Ma non è chiaramente la stessa cosa: perché l’ungherese è apertamente filo-russo mentre la destra italiana è atlantica; e presenta tendenze illiberali, a cominciare dalla libertà di stampa, che da noi sarebbero addirittura impensabili.
E allora?
Allora, come nel gioco dell’oca, torniamo di nuovo a quello che vi ho sempre indicato come il suo problema più grande.
Giorgia Meloni, persa anche lo sponda polacca, dovrà decidere una buona volta cosa fare della sua forza elettorale, che stando ai sondaggi resterà notevole anche alle europee.
Può insistere sulla linea cosiddetta “sovranista”, ma quel fronte sull’asse di Visegrad si è disgregato e non esiste quasi più, disciolto nelle urne.
Se questa fosse la sua scelta vorrebbe dire rassegnarsi all’isolamento assieme a Salvini, alla La Pen, a Vox, ad AfD, ad Orban, e alle altre forze del sovranismo europeo, in chiaro arretramento,
Oppure può gettare il cuore oltre l’ostacolo, e avviare la trasformazione di Fratelli d’Italia in un partito di centrodestra stile Popolari europei.

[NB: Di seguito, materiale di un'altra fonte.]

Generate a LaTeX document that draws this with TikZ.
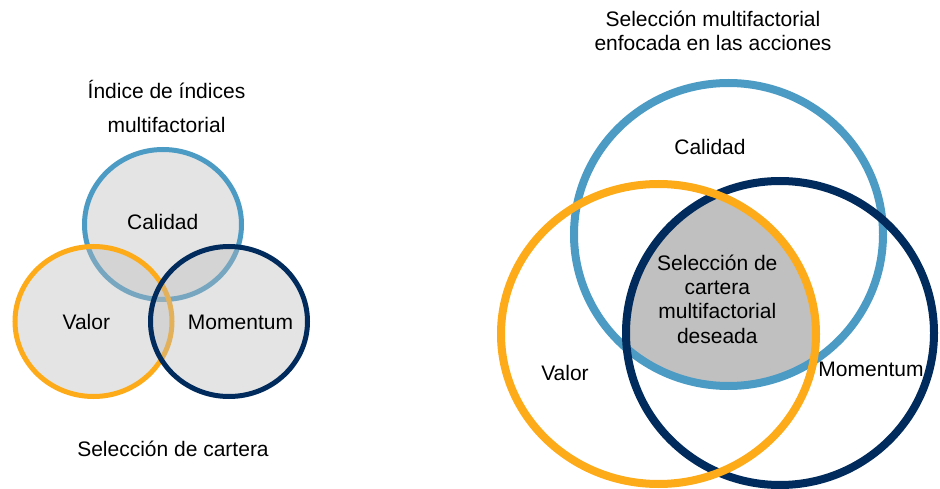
\documentclass[tikz,border=0pt]{standalone}
\usepackage{fontspec}
\setmainfont{Liberation Sans}
\definecolor{calblue}{HTML}{4B9BC4}
\definecolor{momnavy}{HTML}{002B5C}
\definecolor{valorange}{HTML}{FDAB19}
\definecolor{lgray}{RGB}{187,187,187}
\definecolor{cgray}{HTML}{C0C0C0}
\tikzset{
  lbl/.style={anchor=base, inner sep=0pt, font=\fontsize{21}{24}\selectfont, text=black},
  smallring/.style={line width=5pt, fill=lgray, fill opacity=0.4},
  bigring/.style={line width=8pt},
}
\begin{document}
\begin{tikzpicture}[x=1pt,y=-1pt]
\useasboundingbox (0,0) rectangle (940,489);
% ---------- left diagram ----------
\filldraw[smallring, draw=calblue] (163,224.5) ellipse [x radius=78.5pt, y radius=75pt];
\filldraw[smallring, draw=valorange] (93.5,321.5) ellipse [x radius=78.5pt, y radius=75pt];
\filldraw[smallring, draw=momnavy] (229,321.5) ellipse [x radius=78.5pt, y radius=75pt];
\node[lbl] (t1a) at (166.5,99) {Índice de índices};
\node[lbl] (t1b) at (166.5,133) {multifactorial};
\node[lbl] (lcal) at (162.7,229.3) {Calidad};
\node[lbl] (lval) at (86.3,329.3) {Valor};
\node[lbl] (lmom) at (240.5,329.3) {Momentum};
\node[lbl] (lsel) at (173,456) {Selección de cartera};
% ---------- right diagram ----------
\begin{scope}
  \clip (728.5,234.5) ellipse [x radius=154.5pt, y radius=151.5pt];
  \clip (658.5,334) ellipse [x radius=157.5pt, y radius=150pt];
  \fill[cgray] (780,333) ellipse [x radius=154pt, y radius=152pt];
\end{scope}
\draw[bigring, calblue] (728.5,234.5) ellipse [x radius=154.5pt, y radius=151.5pt];
\draw[bigring, momnavy] (780,333) ellipse [x radius=154pt, y radius=152pt];
\draw[bigring, valorange] (658.5,334) ellipse [x radius=157.5pt, y radius=150pt];
\node[lbl] (t2a) at (713,27) {Selección multifactorial};
\node[lbl] (t2b) at (713,50.5) {enfocada en las acciones};
\node[lbl] (rcal) at (710,155) {Calidad};
\node[lbl] (c1) at (717.3,270) {Selección de};
\node[lbl] (c2) at (717.3,294.4) {cartera};
\node[lbl] (c3) at (717.3,318.8) {multifactorial};
\node[lbl] (c4) at (717.3,343.2) {deseada};
\node[lbl] (rval) at (565,380) {Valor};
\node[lbl] (rmom) at (871,376.7) {Momentum};
\end{tikzpicture}
\end{document}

Certo dovrebbe convincere il suo Partito, che forse potrebbe non esser ancora pronto al nuovo posizionamento, ma non c’è dubbio che solo quella sia la strada per inserire l’Italia nel ristretto gruppo di Paesi che “menano il torrone” a Bruxelles.
Per il momento ci conforta che la Polonia abbia cambiato rotta, confermandoci nell’idea che la democrazia di stampo europeo sembra ancora avere voglia di tenere botta, e di sopravvivere a democrature ed autoritarismi.